En conséquence, même si, après avoir conclu que le demandeur n'était pas crédible, elle a rejeté son récit concernant ce qui lui était arrivé au Chili, la Commission devait tout de même examiner la question de savoir si le demandeur avait une crainte fondée d'être persécuté au Chili en raison de son orientation sexuelle.

. . .

Une preuve documentaire abondante étayait la prétention du demandeur selon laquelle les homosexuels sont persécutés et, dans certains cas, incarcérés, au Chili. La formation a également omis de déterminer si le demandeur avait ou non une crainte raisonnable d'être persécuté s'il retournait au Chili.


Il s'agit là d'une erreur de droit, et l'affaire est renvoyée à une nouvelle formation pour qu'elle procède à une nouvelle audition.

[11]            Dans son mémoire, le demandeur cite des extraits tirés de deux rapports présentés à la Commission pour établir qu'il existait d'abondantes preuves documentaires pour étayer sa prétention qu'il ferait l'objet de persécution s'il devait retourner au Sri Lanka. En faisant abstraction de la preuve documentaire produite par l'avocat et l'ACR lors de l'audience, la Commission n'a pas tenu compte d'éléments de preuve pertinents versés au dossier. Le demandeur affirme que cette omission constitue une erreur susceptible de révision, citant à l'appui l'extrait suivant tiré de l'arrêt Owusu-Ansah c. Canada (Ministre de l'Emploi et de l'Immigration) (1989), 8 Imm. L.R. (2d) 106 à la p. 113 (C.A.F.) :

Le défaut de prendre une preuve substantielle en considération a été diversement qualifié par cette Cour dans le cadre de litiges où elle a accueilli des demandes fondées sur l'article 28. Dans l'arrêt Toro c. M.E.I., [1981] 1 C.F. 652, mon collègue le juge Heald a dit au nom de la Cour:

Par conséquent, il appert que la Commission, au moment de prendre sa décision, n'a pas tenu compte de la totalité de la preuve produite réguliérement devant elle. La Commission a donc commis une erreur de droit.


[12]            Le demandeur fait également référence à l'affaire Padda c. Canada (Ministre de l'Emploi et de l'Immigration), [1994] A.C.F. no 1866, IMM-671-94 (6 décembre 1994) (C.F. 1re inst.) :

Le requérant soutient que la Commission, dans l'extrait précité, a commis une erreur de droit en faisant abstraction d'éléments de preuve documentaire présentés par l'agent d'audience.
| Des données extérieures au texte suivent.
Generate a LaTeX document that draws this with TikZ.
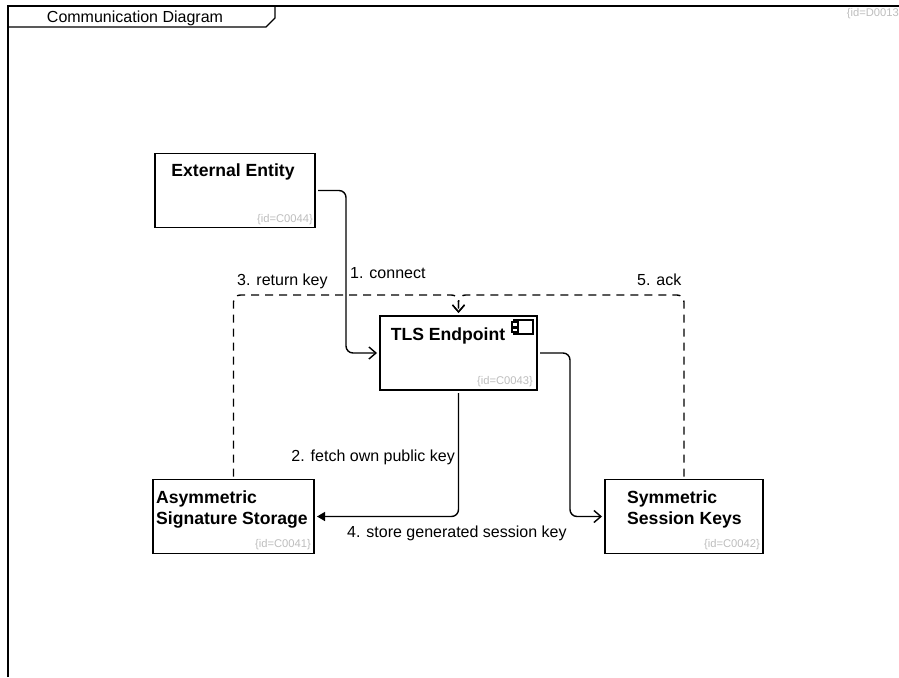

Je souscris à cette affirmation. Bien que la Commission ait été saisie d'éléments de preuve selon lesquels les Sikhs à l'extérieur du Pendjab ne vivent pas, en général, dans un climat d'hostilité, il y avait d'autres éléments de preuve selon lesquels certains Sikhs ont été la cible d'actes de violence. En particulier, le document intitulé Inde : Les Sikhs à l'extérieur du Pendjab (Service de recherches, Direction générale de la documentation, de l'information et des recherches, Commission de l'immigration et du statut de réfugié, Ottawa, décembre 1992) mentionne que « les jeunes étudiants sikhs de sexe masculin qui prônent l'avènement du Khalistan ou qui expriment publiquement leur opposition au gouvernement indien ne pourraient être en sécurité nulle part en Inde, en particulier s'ils se sont fait remarquer par leurs marches ou leurs écrits antigouvernementaux. »
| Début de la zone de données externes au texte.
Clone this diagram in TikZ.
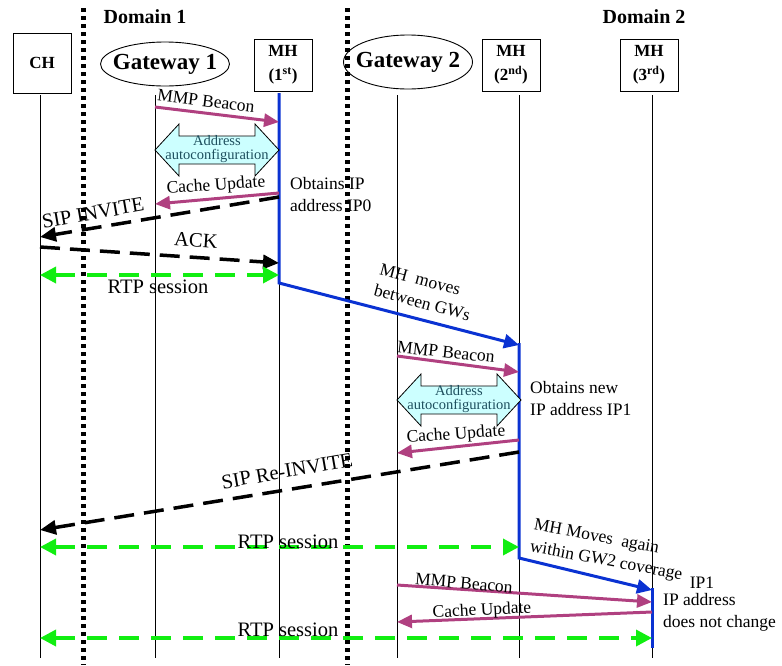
\documentclass[tikz,border=0pt]{standalone}
\usepackage{fontspec}
\setmainfont{Liberation Serif}
\usetikzlibrary{arrows.meta,shapes.geometric}
\definecolor{BeaconMagenta}{RGB}{176,64,128}
\definecolor{MoveBlue}{RGB}{10,50,210}
\definecolor{SessionGreen}{RGB}{17,238,17}
\definecolor{ConfCyan}{HTML}{CCFFFF}
\definecolor{ConfText}{HTML}{1E4F5E}
\tikzset{
  entity/.style={draw,line width=0.9pt,minimum width=58pt,minimum height=52pt,inner sep=0pt,align=center,font=\fontsize{17}{24}\selectfont\bfseries},
  gateway/.style={draw,ellipse,line width=0.9pt,minimum width=129pt,minimum height=44pt,inner xsep=-12pt,inner ysep=0pt,font=\fontsize{23}{26}\selectfont\bfseries},
  domainlbl/.style={font=\fontsize{20}{22}\selectfont\bfseries,inner sep=0pt},
  lifeline/.style={line width=0.8pt},
  domainsep/.style={line width=5pt,dash pattern=on 4pt off 4pt},
  beacon/.style={BeaconMagenta,line width=3pt,-{Triangle[length=15pt,width=13pt]}},
  sip/.style={line width=3.5pt,dash pattern=on 20pt off 10pt,-{Triangle[length=16pt,width=14pt]}},
  rtp/.style={SessionGreen,line width=3.5pt,dash pattern=on 20pt off 12pt,{Triangle[length=16pt,width=16pt]}-{Triangle[length=16pt,width=16pt]}},
  mhmove/.style={MoveBlue,line width=3pt},
  movetip/.style={-{Triangle[length=15pt,width=14pt]}},
  conf/.style={draw,line width=0.8pt,fill=ConfCyan},
  conftext/.style={ConfText,font=\fontsize{14.5}{13.5}\selectfont,align=center,inner sep=0pt},
  lbl/.style={font=\fontsize{17.5}{22}\selectfont,inner sep=0pt,align=left},
  biglbl/.style={font=\fontsize{20.5}{23}\selectfont,inner sep=0pt}
}
\begin{document}
\begin{tikzpicture}[x=1pt,y=-1pt]
\useasboundingbox (0,0) rectangle (782,665);
% headers
\node[domainlbl] (dom1) at (145,17) {Domain 1};
\node[domainlbl] (dom2) at (644,17) {Domain 2};
\node[entity,minimum height=60pt] (chbox) at (42,63) {CH};
\node[gateway] (gw1box) at (165,64) {Gateway 1};
\node[entity] (mh1box) at (283,65) {MH\\(1\textsuperscript{st})};
\node[gateway,minimum height=54pt] (gw2box) at (408,62) {Gateway 2};
\node[entity] (mh2box) at (511,65) {MH\\(2\textsuperscript{nd})};
\node[entity] (mh3box) at (649,65) {MH\\(3\textsuperscript{rd})};

% lifelines
\foreach \n/\x in {ch/40,gwa/155,mha/279,gwb/397,mhb/519,mhc/652}{
  \coordinate (\n) at (\x,95);
  \draw[lifeline] (\n) -- ++(0,563);
}

% domain borders
\coordinate (sepa) at (83,8);
\coordinate (sepb) at (347,8);
\draw[domainsep] (sepa) -- ++(0,657);
\draw[domainsep] (sepb) -- ++(0,657);

% MH movement
\draw[mhmove,movetip] (mha |- 0,93) -- (mha |- 0,283) -- (mhb |- 0,345);
\draw[mhmove,movetip] (mhb |- 0,343) -- (mhb |- 0,558) -- (mhc |- 0,590);
\draw[mhmove] (mhc |- 0,588) -- (mhc |- 0,648);

% address autoconfiguration
\foreach \gw/\cy in {gwa/150,gwb/400}{
  \draw[conf] (\gw |- 0,\cy) -- ++(24,-26) -- ++(0,12) -- ++(76,0) -- ++(0,-12) -- ++(24,26)
    -- ++(-24,26) -- ++(0,-12) -- ++(-76,0) -- ++(0,12) -- cycle;
  \path (\gw |- 0,\cy) ++(62,-1) node[conftext] (conf\gw) {Address\\autoconfiguration};
}

% first attachment
\draw[beacon] (gwa |- 0,107) -- (mha |- 0,122);
\node[lbl,rotate=-7] (beacon1) at (206,101) {MMP Beacon};
\draw[beacon] (mha |- 0,193) -- (gwa |- 0,204);
\node[lbl,rotate=4] (cache1) at (216,186) {Cache Update};
\node[lbl,anchor=west] (ip0) at (290,195) {Obtains IP\\address IP0};
\draw[sip] (mha |- 0,197) -- (ch |- 0,237);
\node[biglbl,rotate=10] (invite) at (93,213) {SIP INVITE};
\draw[sip] (ch |- 0,247) -- (mha |- 0,263);
\node[biglbl,rotate=-4] (ack) at (196,240) {ACK};
\draw[rtp] (ch |- 0,275) -- (mha |- 0,275);
\node[biglbl] (rtp1) at (158,287) {RTP session};
\node[lbl,rotate=-15] (moves1) at (425,292) {MH\ \ moves\\between GWs};

% handover to gateway 2
\draw[beacon] (gwb |- 0,356) -- (mhb |- 0,372);
\node[lbl,rotate=-6] (beacon2) at (446,352) {MMP Beacon};
\node[lbl,anchor=west] (ip1) at (530,399) {Obtains new\\IP address IP1};
\draw[beacon] (mhb |- 0,440) -- (gwb |- 0,453);
\node[lbl,rotate=4] (cache2) at (456,435) {Cache Update};
\draw[sip] (mhb |- 0,452) -- (ch |- 0,530);
\node[biglbl,rotate=10] (reinvite) at (287,471) {SIP Re-INVITE};
\draw[rtp] (ch |- 0,547) -- (mhb |- 0,547);
\node[biglbl] (rtp2) at (288,542) {RTP session};

% move within gateway 2
\node[lbl,rotate=-10.5] (moves2) at (608,551) {MH Moves\ \ again\\within GW2 coverage};
\node[lbl] (ip1b) at (702,583) {IP1};
\node[lbl,anchor=west] (nochange) at (663,612) {IP address\\does not change};
\draw[beacon] (gwb |- 0,585) -- (mhc |- 0,602);
\node[lbl,rotate=-5] (beacon3) at (464,583) {MMP Beacon};
\draw[beacon] (mhc |- 0,612) -- (gwb |- 0,622);
\node[lbl,rotate=3] (cache3) at (482,611) {Cache Update};
\draw[rtp] (ch |- 0,638) -- (mhc |- 0,638);
\node[biglbl] (rtp3) at (288,630) {RTP session};
\end{tikzpicture}
\end{document}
Bien que la Commission soit habilitée à examiner et à apprécier la preuve, elle ne peut faire abstraction d'éléments de preuve. L'intimé soutient que la présente Cour ne doit pas intervenir dans l'appréciation de la preuve faite par la Section du statut de réfugié. Je suis de cet avis. Par contre, il ne fait aucun doute que la présente Cour doit intervenir lorsque la Commission omet d'examiner des éléments de preuve qui contredisent directement et explicitement ses conclusions. C'est une erreur de droit que de ne pas examiner toute la preuve.

[13]            Compte tenu de l'ensemble des circonstances mentionnées précédemment, le demandeur prétend qu'il ne serait pas raisonnable pour lui de chercher refuge soit à Jaffna, soit à l'extérieur de Jaffna. En conséquence, selon lui, il n'a pas été satisfait au critère de raisonnabilité énoncé dans l'arrêt Rasaratnam c. Canada (Ministre de l'Emploi et de l'Immigration), [1992] 1 C.F. 706 (C.A.F.).


Les prétentions du défendeur

[14]            Conclusions relatives à la crédibilité

L'appréciation de la crédibilité personnelle du demandeur est centrale au processus de prise de décision incombant à la Commission. Qui plus est, le défendeur soutient que les questions de crédibilité et l'importance à accorder à la preuve relèvent de la compétence de la Commission en tant que juge des faits.

[15]            Selon le défendeur, compte tenu de l'importance de la revendication du statut de réfugié, il appartenait au demandeur de vérifier l'exactitude des renseignements consignés dans son FRP. Il est déraisonnable, fait-il valoir, de croire que le demandeur n'a pu relever les erreurs dans son formulaire puisque ce même formulaire lui a été traduit vers sa langue d'origine. En conséquence, le défendeur affirme qu'il était raisonnablement loisible à la Commission de mettre en doute la manière dont le renseignement avait été obtenu et l'identité de la personne qui l'avait initialement fourni.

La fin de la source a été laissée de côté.